Problem details — Print the lines from the one that contains "Write the matplotlib code for this chart." to the one that contains "0.7, 0.95, 1.2, 1.7, 2.3, 2.9, 3.8, 4.8, 5.9, 6.8]", inclusive, exactly as they appear, and please drop any pictures.

Given entries —
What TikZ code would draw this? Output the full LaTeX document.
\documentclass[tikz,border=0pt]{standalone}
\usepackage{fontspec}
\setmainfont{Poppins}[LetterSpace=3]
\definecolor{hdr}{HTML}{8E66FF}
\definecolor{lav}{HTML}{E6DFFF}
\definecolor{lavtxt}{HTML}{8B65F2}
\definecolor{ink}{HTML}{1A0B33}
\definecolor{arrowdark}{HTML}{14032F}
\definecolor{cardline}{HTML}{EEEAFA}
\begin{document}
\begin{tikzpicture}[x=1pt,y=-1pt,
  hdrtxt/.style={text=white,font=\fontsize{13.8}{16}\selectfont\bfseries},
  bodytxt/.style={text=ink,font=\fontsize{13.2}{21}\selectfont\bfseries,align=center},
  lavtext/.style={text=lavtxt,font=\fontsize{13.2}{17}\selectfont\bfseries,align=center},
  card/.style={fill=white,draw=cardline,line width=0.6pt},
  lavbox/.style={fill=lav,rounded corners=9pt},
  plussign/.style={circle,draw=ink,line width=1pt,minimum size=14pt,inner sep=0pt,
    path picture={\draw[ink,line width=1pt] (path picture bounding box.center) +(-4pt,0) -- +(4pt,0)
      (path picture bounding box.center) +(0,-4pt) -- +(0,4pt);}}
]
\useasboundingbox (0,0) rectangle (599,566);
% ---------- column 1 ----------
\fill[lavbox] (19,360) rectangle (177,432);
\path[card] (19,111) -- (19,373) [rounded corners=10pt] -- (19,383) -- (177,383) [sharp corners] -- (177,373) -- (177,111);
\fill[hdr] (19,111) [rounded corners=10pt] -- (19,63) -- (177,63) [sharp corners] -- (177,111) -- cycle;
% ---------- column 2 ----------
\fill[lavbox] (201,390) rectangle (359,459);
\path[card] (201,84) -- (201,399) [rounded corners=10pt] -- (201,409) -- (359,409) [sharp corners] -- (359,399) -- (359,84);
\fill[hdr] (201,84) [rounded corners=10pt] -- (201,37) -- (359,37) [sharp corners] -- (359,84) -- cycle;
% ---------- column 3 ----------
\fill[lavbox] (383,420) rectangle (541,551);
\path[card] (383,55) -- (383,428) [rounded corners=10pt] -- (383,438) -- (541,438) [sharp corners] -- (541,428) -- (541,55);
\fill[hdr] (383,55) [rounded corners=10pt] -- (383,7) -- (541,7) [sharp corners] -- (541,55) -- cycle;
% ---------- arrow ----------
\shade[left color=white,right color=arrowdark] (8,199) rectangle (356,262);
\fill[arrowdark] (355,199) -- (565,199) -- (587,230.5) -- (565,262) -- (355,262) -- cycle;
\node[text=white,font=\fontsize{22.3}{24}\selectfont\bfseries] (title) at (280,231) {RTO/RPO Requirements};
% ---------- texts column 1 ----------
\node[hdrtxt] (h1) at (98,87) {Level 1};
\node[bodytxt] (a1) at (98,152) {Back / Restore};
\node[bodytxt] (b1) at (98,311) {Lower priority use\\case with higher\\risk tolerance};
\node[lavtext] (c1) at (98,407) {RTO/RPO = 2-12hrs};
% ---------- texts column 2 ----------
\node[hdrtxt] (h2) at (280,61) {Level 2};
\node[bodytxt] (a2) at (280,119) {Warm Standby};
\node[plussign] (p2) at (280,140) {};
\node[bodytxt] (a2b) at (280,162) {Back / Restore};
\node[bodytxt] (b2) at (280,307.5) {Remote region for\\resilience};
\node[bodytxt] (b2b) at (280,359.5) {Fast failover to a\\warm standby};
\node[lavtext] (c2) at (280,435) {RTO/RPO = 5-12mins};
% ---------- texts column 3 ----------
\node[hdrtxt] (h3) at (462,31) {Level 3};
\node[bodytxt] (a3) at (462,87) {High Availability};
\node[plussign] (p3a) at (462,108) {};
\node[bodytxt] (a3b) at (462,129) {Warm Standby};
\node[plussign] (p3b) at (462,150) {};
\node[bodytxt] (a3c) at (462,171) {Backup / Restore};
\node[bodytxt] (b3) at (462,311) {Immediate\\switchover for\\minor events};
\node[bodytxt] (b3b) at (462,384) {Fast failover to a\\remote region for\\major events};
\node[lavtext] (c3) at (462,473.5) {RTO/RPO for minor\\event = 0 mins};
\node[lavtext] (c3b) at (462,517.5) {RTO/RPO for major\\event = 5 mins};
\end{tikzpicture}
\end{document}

---

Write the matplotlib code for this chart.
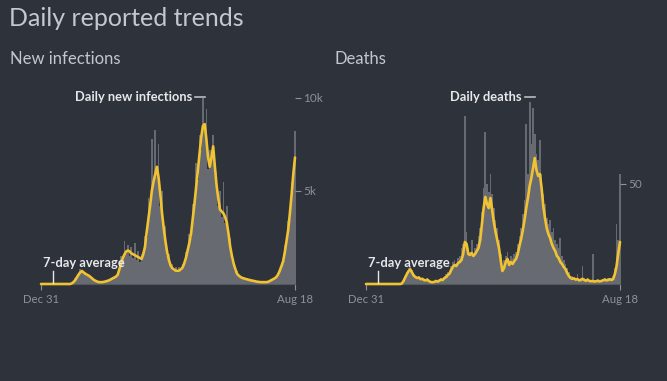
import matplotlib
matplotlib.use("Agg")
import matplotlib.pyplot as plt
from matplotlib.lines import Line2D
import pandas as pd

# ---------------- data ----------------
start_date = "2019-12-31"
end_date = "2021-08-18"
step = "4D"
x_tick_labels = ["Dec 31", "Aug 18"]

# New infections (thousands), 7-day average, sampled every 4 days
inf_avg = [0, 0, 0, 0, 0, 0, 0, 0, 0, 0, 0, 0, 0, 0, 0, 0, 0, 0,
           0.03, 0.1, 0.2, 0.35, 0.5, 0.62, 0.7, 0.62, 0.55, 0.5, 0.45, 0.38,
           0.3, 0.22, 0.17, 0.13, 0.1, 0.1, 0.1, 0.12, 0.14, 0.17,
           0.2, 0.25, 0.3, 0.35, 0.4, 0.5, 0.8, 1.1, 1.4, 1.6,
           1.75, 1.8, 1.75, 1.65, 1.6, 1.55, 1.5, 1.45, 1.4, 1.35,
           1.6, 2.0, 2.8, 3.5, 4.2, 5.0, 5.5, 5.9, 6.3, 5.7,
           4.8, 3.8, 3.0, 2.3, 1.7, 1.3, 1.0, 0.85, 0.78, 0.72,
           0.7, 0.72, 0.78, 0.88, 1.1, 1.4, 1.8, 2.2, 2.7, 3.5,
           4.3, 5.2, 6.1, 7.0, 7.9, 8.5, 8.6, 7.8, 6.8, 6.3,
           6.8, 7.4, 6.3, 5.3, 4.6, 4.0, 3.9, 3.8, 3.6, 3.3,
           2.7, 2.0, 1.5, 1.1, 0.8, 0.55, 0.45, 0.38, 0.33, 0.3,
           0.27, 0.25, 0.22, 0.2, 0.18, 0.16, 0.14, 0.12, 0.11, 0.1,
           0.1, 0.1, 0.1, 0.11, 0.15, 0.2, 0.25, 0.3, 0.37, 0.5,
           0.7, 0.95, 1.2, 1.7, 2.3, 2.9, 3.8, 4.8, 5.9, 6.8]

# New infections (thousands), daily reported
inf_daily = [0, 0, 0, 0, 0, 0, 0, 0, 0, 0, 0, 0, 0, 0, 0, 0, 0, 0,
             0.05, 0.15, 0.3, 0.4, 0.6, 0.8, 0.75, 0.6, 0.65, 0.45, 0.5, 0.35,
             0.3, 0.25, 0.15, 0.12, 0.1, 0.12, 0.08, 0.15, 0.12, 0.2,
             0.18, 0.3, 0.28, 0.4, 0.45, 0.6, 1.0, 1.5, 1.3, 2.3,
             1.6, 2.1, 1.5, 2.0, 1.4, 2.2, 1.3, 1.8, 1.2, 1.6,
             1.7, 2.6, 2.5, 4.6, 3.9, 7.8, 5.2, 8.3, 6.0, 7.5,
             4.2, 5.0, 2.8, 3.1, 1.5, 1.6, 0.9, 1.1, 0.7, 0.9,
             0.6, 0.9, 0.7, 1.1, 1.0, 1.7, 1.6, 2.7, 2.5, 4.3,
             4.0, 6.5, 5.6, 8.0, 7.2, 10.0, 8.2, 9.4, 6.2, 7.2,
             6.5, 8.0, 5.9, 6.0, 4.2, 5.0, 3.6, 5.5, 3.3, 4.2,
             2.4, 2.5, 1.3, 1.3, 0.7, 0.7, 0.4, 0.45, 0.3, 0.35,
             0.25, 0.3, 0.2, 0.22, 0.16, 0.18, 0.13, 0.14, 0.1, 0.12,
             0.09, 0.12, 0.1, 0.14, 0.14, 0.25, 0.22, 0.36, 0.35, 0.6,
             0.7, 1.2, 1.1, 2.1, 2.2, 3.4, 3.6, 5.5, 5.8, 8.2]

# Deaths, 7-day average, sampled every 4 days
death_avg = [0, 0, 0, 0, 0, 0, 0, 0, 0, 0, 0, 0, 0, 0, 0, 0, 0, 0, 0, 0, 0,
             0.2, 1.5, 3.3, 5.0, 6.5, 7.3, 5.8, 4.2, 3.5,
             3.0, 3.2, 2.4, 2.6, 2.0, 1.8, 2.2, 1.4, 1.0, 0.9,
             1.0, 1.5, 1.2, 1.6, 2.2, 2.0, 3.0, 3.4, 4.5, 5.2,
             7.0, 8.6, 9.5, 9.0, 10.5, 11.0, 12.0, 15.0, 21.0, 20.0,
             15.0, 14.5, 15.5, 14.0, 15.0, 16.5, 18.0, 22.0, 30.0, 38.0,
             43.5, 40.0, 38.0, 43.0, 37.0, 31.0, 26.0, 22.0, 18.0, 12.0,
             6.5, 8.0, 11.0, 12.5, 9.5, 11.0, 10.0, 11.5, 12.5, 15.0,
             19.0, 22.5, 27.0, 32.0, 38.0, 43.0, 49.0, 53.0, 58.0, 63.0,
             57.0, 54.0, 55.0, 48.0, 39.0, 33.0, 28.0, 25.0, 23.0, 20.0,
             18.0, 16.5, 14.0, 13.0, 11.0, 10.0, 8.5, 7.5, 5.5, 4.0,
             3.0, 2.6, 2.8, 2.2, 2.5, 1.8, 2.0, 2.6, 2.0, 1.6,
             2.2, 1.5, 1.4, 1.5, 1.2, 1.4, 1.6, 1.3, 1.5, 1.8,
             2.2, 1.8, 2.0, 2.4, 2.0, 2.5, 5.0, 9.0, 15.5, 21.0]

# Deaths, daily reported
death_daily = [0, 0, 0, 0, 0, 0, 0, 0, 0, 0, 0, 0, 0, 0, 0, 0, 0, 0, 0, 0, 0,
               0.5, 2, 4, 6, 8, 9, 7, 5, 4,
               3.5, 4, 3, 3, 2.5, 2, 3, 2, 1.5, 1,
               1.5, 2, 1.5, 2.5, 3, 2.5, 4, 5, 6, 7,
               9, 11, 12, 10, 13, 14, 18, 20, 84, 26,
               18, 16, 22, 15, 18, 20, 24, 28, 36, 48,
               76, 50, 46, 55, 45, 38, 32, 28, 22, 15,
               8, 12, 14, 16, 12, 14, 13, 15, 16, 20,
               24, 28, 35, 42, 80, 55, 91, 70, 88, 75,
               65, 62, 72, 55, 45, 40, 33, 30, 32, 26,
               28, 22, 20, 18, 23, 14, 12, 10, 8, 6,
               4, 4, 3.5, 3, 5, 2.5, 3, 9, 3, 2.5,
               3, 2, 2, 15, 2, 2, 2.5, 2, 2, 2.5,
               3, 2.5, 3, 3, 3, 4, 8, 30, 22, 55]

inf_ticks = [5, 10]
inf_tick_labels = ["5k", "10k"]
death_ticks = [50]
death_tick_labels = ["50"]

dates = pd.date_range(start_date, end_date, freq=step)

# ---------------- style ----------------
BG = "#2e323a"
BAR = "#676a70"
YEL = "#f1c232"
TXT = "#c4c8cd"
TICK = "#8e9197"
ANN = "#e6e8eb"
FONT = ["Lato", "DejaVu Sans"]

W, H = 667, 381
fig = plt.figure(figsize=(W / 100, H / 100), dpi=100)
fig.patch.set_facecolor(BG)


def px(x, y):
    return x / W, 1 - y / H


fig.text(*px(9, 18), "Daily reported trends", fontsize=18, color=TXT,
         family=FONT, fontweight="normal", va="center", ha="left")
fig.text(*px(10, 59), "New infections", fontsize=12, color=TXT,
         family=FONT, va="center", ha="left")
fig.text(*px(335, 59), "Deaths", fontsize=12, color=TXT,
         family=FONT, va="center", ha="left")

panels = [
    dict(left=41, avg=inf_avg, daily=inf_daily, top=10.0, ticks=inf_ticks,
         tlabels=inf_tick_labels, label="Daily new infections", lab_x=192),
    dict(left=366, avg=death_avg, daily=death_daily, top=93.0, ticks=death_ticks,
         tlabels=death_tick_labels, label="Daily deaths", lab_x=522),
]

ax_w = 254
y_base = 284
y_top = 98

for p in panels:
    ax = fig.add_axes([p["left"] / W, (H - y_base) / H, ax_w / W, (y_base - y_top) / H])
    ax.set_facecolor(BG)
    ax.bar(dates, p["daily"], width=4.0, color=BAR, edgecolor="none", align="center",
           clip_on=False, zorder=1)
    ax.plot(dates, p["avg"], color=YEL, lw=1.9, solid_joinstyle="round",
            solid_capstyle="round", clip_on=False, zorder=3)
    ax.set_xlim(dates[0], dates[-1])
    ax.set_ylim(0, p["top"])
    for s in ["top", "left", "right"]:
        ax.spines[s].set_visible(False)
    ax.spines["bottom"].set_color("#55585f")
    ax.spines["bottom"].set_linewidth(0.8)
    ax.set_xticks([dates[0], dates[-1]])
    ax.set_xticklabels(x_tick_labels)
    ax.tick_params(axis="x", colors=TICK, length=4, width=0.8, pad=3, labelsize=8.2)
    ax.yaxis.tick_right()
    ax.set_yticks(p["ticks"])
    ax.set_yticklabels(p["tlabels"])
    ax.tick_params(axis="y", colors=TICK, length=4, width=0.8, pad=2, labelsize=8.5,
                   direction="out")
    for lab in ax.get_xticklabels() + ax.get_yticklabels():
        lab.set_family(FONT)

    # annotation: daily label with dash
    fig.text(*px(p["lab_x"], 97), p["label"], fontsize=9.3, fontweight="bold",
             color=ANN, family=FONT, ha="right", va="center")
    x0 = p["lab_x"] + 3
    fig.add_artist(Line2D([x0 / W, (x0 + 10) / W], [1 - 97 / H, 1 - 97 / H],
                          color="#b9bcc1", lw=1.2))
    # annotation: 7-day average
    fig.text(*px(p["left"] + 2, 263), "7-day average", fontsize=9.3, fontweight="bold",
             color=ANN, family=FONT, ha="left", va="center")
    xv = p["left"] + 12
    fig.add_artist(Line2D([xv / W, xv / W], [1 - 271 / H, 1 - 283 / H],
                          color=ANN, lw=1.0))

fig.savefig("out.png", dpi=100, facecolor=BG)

...

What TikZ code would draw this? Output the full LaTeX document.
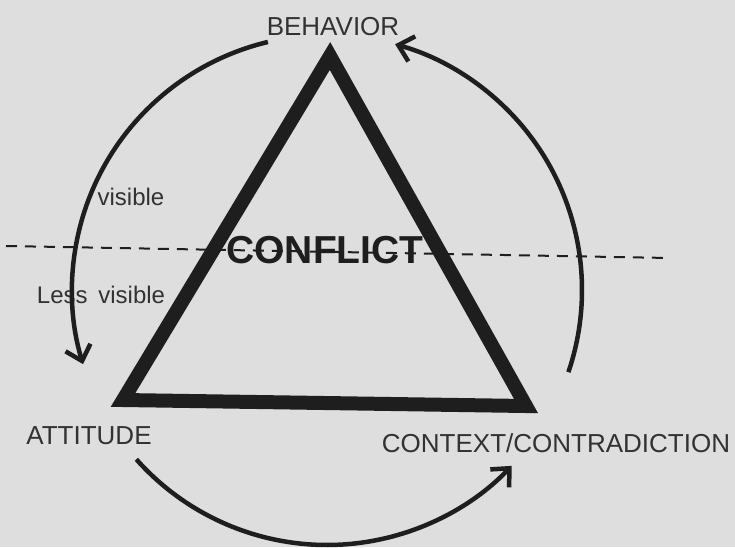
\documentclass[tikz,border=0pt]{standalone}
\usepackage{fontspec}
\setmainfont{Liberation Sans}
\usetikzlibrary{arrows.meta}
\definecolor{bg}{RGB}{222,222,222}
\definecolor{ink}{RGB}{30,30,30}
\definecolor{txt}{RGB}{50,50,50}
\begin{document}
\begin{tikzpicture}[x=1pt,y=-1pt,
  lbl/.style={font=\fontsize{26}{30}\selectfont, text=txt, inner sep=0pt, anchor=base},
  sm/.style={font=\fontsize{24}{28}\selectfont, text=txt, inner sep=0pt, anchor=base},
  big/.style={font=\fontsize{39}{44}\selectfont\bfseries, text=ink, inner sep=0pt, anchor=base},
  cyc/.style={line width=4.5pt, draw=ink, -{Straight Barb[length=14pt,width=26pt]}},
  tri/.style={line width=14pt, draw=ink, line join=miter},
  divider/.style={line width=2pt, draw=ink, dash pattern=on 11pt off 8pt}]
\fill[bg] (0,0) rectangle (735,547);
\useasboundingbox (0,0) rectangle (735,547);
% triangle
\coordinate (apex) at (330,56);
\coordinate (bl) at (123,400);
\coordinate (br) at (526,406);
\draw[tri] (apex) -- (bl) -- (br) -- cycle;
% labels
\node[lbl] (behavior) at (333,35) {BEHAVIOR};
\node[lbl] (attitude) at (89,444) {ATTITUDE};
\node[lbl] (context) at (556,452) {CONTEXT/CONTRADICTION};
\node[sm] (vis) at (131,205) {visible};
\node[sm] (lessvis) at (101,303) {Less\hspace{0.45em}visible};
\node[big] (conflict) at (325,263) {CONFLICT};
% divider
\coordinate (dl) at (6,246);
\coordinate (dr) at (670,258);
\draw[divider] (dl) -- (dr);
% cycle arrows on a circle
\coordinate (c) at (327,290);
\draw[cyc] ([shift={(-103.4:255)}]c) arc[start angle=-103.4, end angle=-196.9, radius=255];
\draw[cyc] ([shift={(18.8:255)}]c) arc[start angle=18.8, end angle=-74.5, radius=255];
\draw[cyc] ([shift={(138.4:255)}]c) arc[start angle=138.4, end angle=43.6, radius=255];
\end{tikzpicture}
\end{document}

Correct answer —
Write the matplotlib code for this chart.
import matplotlib
matplotlib.use("Agg")
import matplotlib.pyplot as plt
from matplotlib.lines import Line2D
import pandas as pd

# ---------------- data ----------------
start_date = "2019-12-31"
end_date = "2021-08-18"
step = "4D"
x_tick_labels = ["Dec 31", "Aug 18"]

# New infections (thousands), 7-day average, sampled every 4 days
inf_avg = [0, 0, 0, 0, 0, 0, 0, 0, 0, 0, 0, 0, 0, 0, 0, 0, 0, 0,
           0.03, 0.1, 0.2, 0.35, 0.5, 0.62, 0.7, 0.62, 0.55, 0.5, 0.45, 0.38,
           0.3, 0.22, 0.17, 0.13, 0.1, 0.1, 0.1, 0.12, 0.14, 0.17,
           0.2, 0.25, 0.3, 0.35, 0.4, 0.5, 0.8, 1.1, 1.4, 1.6,
           1.75, 1.8, 1.75, 1.65, 1.6, 1.55, 1.5, 1.45, 1.4, 1.35,
           1.6, 2.0, 2.8, 3.5, 4.2, 5.0, 5.5, 5.9, 6.3, 5.7,
           4.8, 3.8, 3.0, 2.3, 1.7, 1.3, 1.0, 0.85, 0.78, 0.72,
           0.7, 0.72, 0.78, 0.88, 1.1, 1.4, 1.8, 2.2, 2.7, 3.5,
           4.3, 5.2, 6.1, 7.0, 7.9, 8.5, 8.6, 7.8, 6.8, 6.3,
           6.8, 7.4, 6.3, 5.3, 4.6, 4.0, 3.9, 3.8, 3.6, 3.3,
           2.7, 2.0, 1.5, 1.1, 0.8, 0.55, 0.45, 0.38, 0.33, 0.3,
           0.27, 0.25, 0.22, 0.2, 0.18, 0.16, 0.14, 0.12, 0.11, 0.1,
           0.1, 0.1, 0.1, 0.11, 0.15, 0.2, 0.25, 0.3, 0.37, 0.5,
           0.7, 0.95, 1.2, 1.7, 2.3, 2.9, 3.8, 4.8, 5.9, 6.8]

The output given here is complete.